His wife, being a reasonable woman, told him, "Go out and find yourself a hot 25 year old blonde and she would make sure that once again, you'll be living in a cheap apartment, driving a cheap car and sleeping on a sofa bed."

I'm very good at opening childproof caps with a hammer. I'm wondering, if you're only as old as you feel, how could I be alive at 150?

The Hits Just Keep On Coming: Three sisters, ages 82, 84 and 86, lived together in a house. One night, the 86-year-old drew a bath, put her foot in and paused. She yelled downstairs, "Was I getting into or out of the bath?"

The 84-year-old yelled back, "I don't know. I'll come up and see." She starts up the stairs and pauses. Then she yells, "Was I going up the stairs or down?"

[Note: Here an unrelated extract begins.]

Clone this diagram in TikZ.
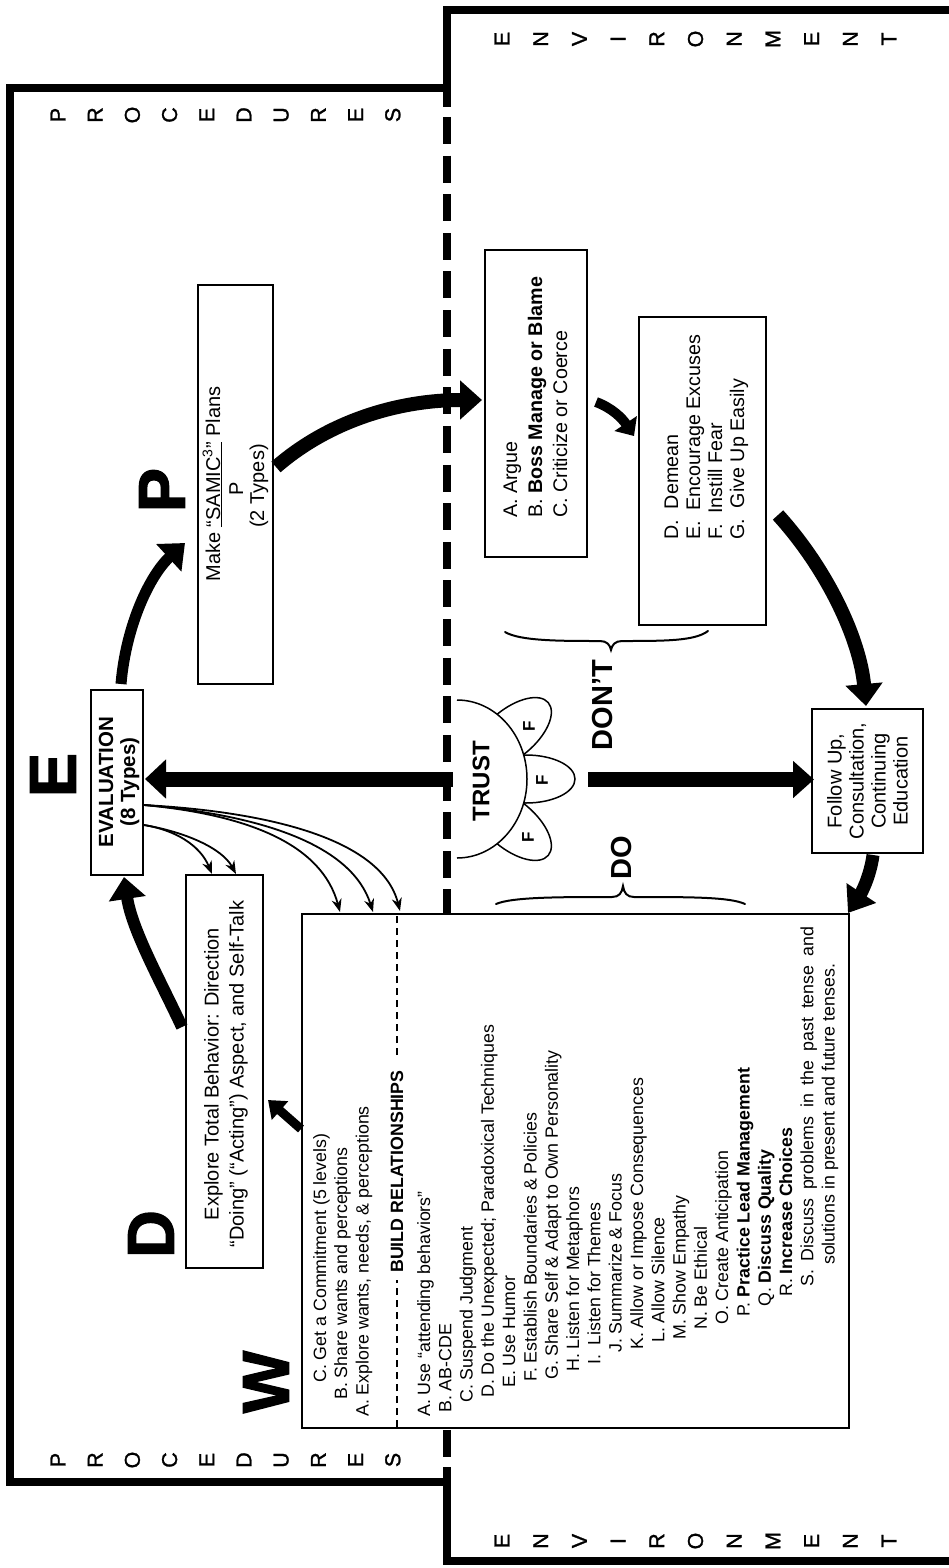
\documentclass[tikz,border=0pt]{standalone}
\usepackage{fontspec}
\setmainfont{Liberation Sans}
\newfontfamily\heavyfont{Liberation Sans}[BoldFeatures={FakeBold=2}]
\newfontfamily\framefont{Liberation Sans}[FakeBold=1.2]
\usetikzlibrary{arrows.meta}
\begin{document}
\begin{tikzpicture}[x=1pt,y=-1pt,
  bord/.style={line width=8pt, line join=miter},
  boxn/.style={draw, line width=1.3pt, fill=white, inner sep=0pt},
  rt/.style={rotate=90, inner sep=0pt},
  bx/.style={rt, font=\fontsize{20}{22}\selectfont},
  bxl/.style={rt, anchor=base west, font=\fontsize{19.7}{22}\selectfont},
  li/.style={rt, anchor=base west, font=\fontsize{17.8}{21}\selectfont},
  edgeletter/.style={rt, font=\framefont\fontsize{21.5}{21.5}\selectfont},
  bigletter/.style={rt, font=\heavyfont\bfseries\fontsize{66}{66}\selectfont},
  bigtip/.style={-{Triangle[length=22pt,width=36pt]}},
  thin/.style={line width=1.8pt, -{Stealth[length=13pt,width=10pt]}},
  brace/.style={line width=2pt, line cap=round}
]
\useasboundingbox (0,0) rectangle (948,1568);
\fill[white] (0,0) rectangle (948,1568);

% ---- outer frames
\draw[bord] (447,88) -- (10,88) -- (10,1482) -- (447,1482);
\draw[bord] (960,10) -- (447,10) -- (447,107);
\draw[bord] (447,1467) -- (447,1561) -- (960,1561);
\draw[line width=8pt, dash pattern=on 27pt off 11.62pt] (447,117) -- (447,1458);

% ---- frame letters
\foreach \ch [count=\i from 0] in {P,R,O,C,E,D,U,R,E,S} {
  \node[edgeletter] (pt\i) at ({58+37.2*\i},115) {\ch};
  \node[edgeletter] (pb\i) at ({58+37.2*\i},1460) {\ch};
}
\foreach \ch [count=\i from 0] in {E,N,V,I,R,O,N,M,E,N,T} {
  \node[edgeletter] (et\i) at ({502+38.7*\i},39) {\ch};
  \node[edgeletter] (eb\i) at ({502+38.7*\i},1541) {\ch};
}

% ---- big letters
\node[bigletter] (bigW) at (266,1382) {W};
\node[bigletter] (bigD) at (151,1234) {D};
\node[bigletter] (bigE) at (53,775) {E};
\node[bigletter] (bigP) at (162,490) {P};

% ---- big list box
\node[boxn, line width=2pt, minimum width=547pt, minimum height=514pt] (list) at (575.5,1171) {};
\draw[line width=1.5pt, dash pattern=on 7pt off 5pt] (397,1427) -- (397,1280);
\draw[line width=1.5pt, dash pattern=on 7pt off 5pt] (397,1055) -- (397,915);
\node[li, font=\bfseries\fontsize{17.8}{21}\selectfont] (build) at (403,1273) {BUILD RELATIONSHIPS};
\node[li] (uc) at (326,1383) {C. Get a Commitment (5 levels)};
\node[li] (ub) at (347,1400) {B. Share wants and perceptions};
\node[li] (ua) at (368.5,1417) {A. Explore wants, needs, \& perceptions};
\node[li] (la) at (430,1417) {A. Use “attending behaviors”};
\node[li] (lb) at (451.3,1413) {B. AB-CDE};
\node[li] (lc) at (472.6,1403) {C. Suspend Judgment};
\node[li] (ld) at (493.9,1398) {D. Do the Unexpected; Paradoxical Techniques};
\node[li] (le) at (515.2,1388) {E. Use Humor};
\node[li] (lf) at (536.5,1382) {F. Establish Boundaries \& Policies};
\node[li] (lg) at (557.8,1380) {G. Share Self \& Adapt to Own Personality};
\node[li] (lh) at (579.1,1372) {H. Listen for Metaphors};
\node[li] (lii) at (600.4,1365) {I.\ \ Listen for Themes};
\node[li] (lj) at (621.7,1353) {J. Summarize \& Focus};
\node[li] (lk) at (643,1350) {K. Allow or Impose Consequences};
\node[li] (ll) at (664.3,1343) {L. Allow Silence};
\node[li] (lm) at (685.6,1340) {M. Show Empathy};
\node[li] (ln) at (706.9,1330) {N. Be Ethical};
\node[li] (lo) at (728.2,1325) {O. Create Anticipation};
\node[li] (lp) at (749.5,1317) {P. \textbf{Practice Lead Management}};
\node[li] (lq) at (770.8,1307) {Q. \textbf{Discuss Quality}};
\node[li] (lr) at (792.1,1297) {R. \textbf{Increase Choices}};
\node[li] (ls) at (813.4,1287) {\makebox[360pt][s]{S. Discuss problems in the past tense and}};
\node[li] (ls2) at (834.7,1265) {solutions in present and future tenses.};

% ---- other boxes
\node[boxn, minimum width=75pt, minimum height=399pt] (plan) at (235.5,484.5) {};
\node[rt, anchor=base, font=\fontsize{20}{22}\selectfont] (pl1) at (220,484) {Make \underline{“SAMIC\textsuperscript{3}”} Plans};
\node[rt, anchor=base, font=\fontsize{20}{22}\selectfont] (pl2) at (243,489) {P};
\node[rt, anchor=base, font=\fontsize{20}{22}\selectfont] (pl3) at (264,486) {(2 Types)};

\node[boxn, minimum width=102pt, minimum height=307pt] (abox) at (536,403.5) {};
\node[bxl] (aa) at (517,518) {A. Argue};
\node[bxl] (ab) at (542,518) {B. \textbf{Boss Manage or Blame}};
\node[bxl] (ac) at (567,518) {C. Criticize or Coerce};

\node[boxn, minimum width=127pt, minimum height=308pt] (dbox) at (702.5,471) {};
\node[bxl] (dd) at (678,540) {D.\ \ Demean};
\node[bxl] (de) at (700,540) {E.\ \ Encourage Excuses};
\node[bxl] (df) at (722,540) {F.\ \ Instill Fear};
\node[bxl] (dg) at (744,540) {G.\ \ Give Up Easily};

\node[boxn, minimum width=111pt, minimum height=144pt] (fbox) at (867.5,781) {};
\node[bx, align=center] (ftext) at (867.5,781) {Follow Up,\\Consultation,\\Continuing\\Education};

\node[boxn, line width=1.5pt, minimum width=52pt, minimum height=185pt] (ebox) at (117,782.5) {};
\node[bx, align=center, font=\bfseries\fontsize{20.5}{22}\selectfont] (etext) at (119,782) {EVALUATION\\(8 Types)};

\node[boxn, minimum width=77pt, minimum height=393pt] (xbox) at (224.5,1071.5) {};
\node[rt, align=center, font=\fontsize{20}{25}\selectfont] (xtext) at (226,1074) {Explore Total Behavior: Direction\\“Doing” (“Acting”) Aspect, and Self-Talk};

% ---- TRUST flower
\draw[line width=1.5pt, fill=white, rotate around={40:(511.5,733.5)}] (511.5,733.5) ellipse [x radius=48pt, y radius=24pt];
\draw[line width=1.5pt, fill=white, rotate around={-40:(511.5,824.5)}] (511.5,824.5) ellipse [x radius=48pt, y radius=24pt];
\draw[line width=1.5pt, fill=white] (526,779) ellipse [x radius=49pt, y radius=24pt];
\fill[white] (457,700) arc[start angle=90, end angle=-90, x radius=70pt, y radius=79pt] -- cycle;
\draw[line width=1.5pt] (457,700) arc[start angle=90, end angle=-90, x radius=70pt, y radius=79pt];
\node[rt, font=\bfseries\fontsize{24}{24}\selectfont] (trust) at (481,781) {TRUST};
\node[rt, font=\bfseries\fontsize{17}{17}\selectfont] (f1) at (529,726) {F};
\node[rt, font=\bfseries\fontsize{17}{17}\selectfont] (f2) at (542,780) {F};
\node[rt, font=\bfseries\fontsize{17}{17}\selectfont] (f3) at (528,837) {F};

\node[rt, font=\bfseries\fontsize{29}{29}\selectfont] (dont) at (603,705) {DON’T};
\node[rt, font=\bfseries\fontsize{29}{29}\selectfont] (do) at (622,858) {DO};

% braces
\draw[brace] (505,632) .. controls (520,641) and (560,641) .. (600,641) .. controls (607,641) and (610,645) .. (611,650) .. controls (612,645) and (615,641) .. (622,641) .. controls (665,641) and (695,641) .. (708,631);
\draw[brace] (496,904) .. controls (512,897) and (560,897) .. (612,897) .. controls (619,897) and (622,893) .. (623,886) .. controls (624,893) and (627,897) .. (634,897) .. controls (690,897) and (730,897) .. (745,904);

% ---- coordinates for arrows
\coordinate (e2p0) at (121,684);
\coordinate (e2p1) at (185,543);
\coordinate (p2a0) at (276,467);
\coordinate (p2a1) at (482,400);
\coordinate (a2d0) at (596,402);
\coordinate (a2d1) at (634,436);
\coordinate (d2f0) at (778,515);
\coordinate (d2f1) at (866,706);
\coordinate (f2l0) at (873,855);
\coordinate (f2l1) at (848,913);
\coordinate (t2e0) at (453,779);
\coordinate (t2e1) at (145,779);
\coordinate (t2f0) at (588,779.5);
\coordinate (t2f1) at (814,779.5);
\coordinate (x2e0) at (182,1027);
\coordinate (x2e1) at (124,877);
\coordinate (l2x0) at (301,1129);
\coordinate (l2x1) at (268,1100);
\coordinate (es1) at (144,825);
\coordinate (es2) at (144,805);
\coordinate (xt1) at (212,874);
\coordinate (xt2) at (236,874);
\coordinate (lt1) at (340,912);
\coordinate (lt2) at (373,912);
\coordinate (lt3) at (400,911);

% ---- fat arrows
\draw[line width=11pt, bigtip] (e2p0) .. controls (126,625) and (150,575) .. (e2p1);
\draw[line width=14pt, -{Triangle[length=22pt,width=38pt]}] (p2a0) .. controls (330,420) and (400,400) .. (p2a1);
\draw[line width=10pt, -{Triangle[length=15pt,width=26pt]}] (a2d0) .. controls (612,408) and (622,418) .. (a2d1);
\draw[line width=14pt, bigtip] (d2f0) .. controls (828,570) and (860,640) .. (d2f1);
\draw[line width=13pt, -{Triangle[length=24pt,width=34pt]}] (f2l0) .. controls (870,878) and (860,895) .. (f2l1);
\draw[line width=15pt, -{Triangle[length=21pt,width=38pt]}] (t2e0) -- (t2e1);
\draw[line width=15pt, -{Triangle[length=21pt,width=36pt]}] (t2f0) -- (t2f1);
\draw[line width=12pt, bigtip] (x2e0) .. controls (160,980) and (132,930) .. (x2e1);
\draw[line width=9pt, -{Triangle[length=16pt,width=24pt]}] (l2x0) -- (l2x1);

% ---- thin arrows
\draw[thin] (es1) .. controls (175,830) and (200,845) .. (xt1);
\draw[thin] (es1) .. controls (185,832) and (222,848) .. (xt2);
\draw[thin] (es2) .. controls (250,815) and (322,845) .. (lt1);
\draw[thin] (es2) .. controls (262,815) and (352,845) .. (lt2);
\draw[thin] (es2) .. controls (272,812) and (382,840) .. (lt3);
\end{tikzpicture}
\end{document}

The 82-year-old was sitting in the kitchen, sipping tea and listening to her sisters. She says to herself, "I hope I never get that forgetful."

She knocks on wood for good measure, then turns and yells upstairs, "I'll come and help both of you as soon as I see who's at the front door."

An old man, very well dressed, hair well groomed and great looking suit walks into an upscale cocktail lounge. Seated at the bar is an elderly looking lady.

The gentleman walks over, sits along side of her, orders a drink, turns to her and says, "So tell me, do I come here often?"

That's it for today, my little Tweety Birds. Remember, old age is when you have to write post-it notes with your kids' names on them.

More on Wednesday.

Stay Tuned !


jack69 said...

I enjoyed the read. Always good stuff. and you are so rught on the political end of this mess.
Take care. I am too old to know if I ..... anyway.,\From North Carolina.. Sherry & Jack

Linda's World said...

Wish there was away to kick those asses out of D.C. & now! I'm afraid by 2016 the damage will be too bad to repair. Hugs & head bonks to Ms Samantha!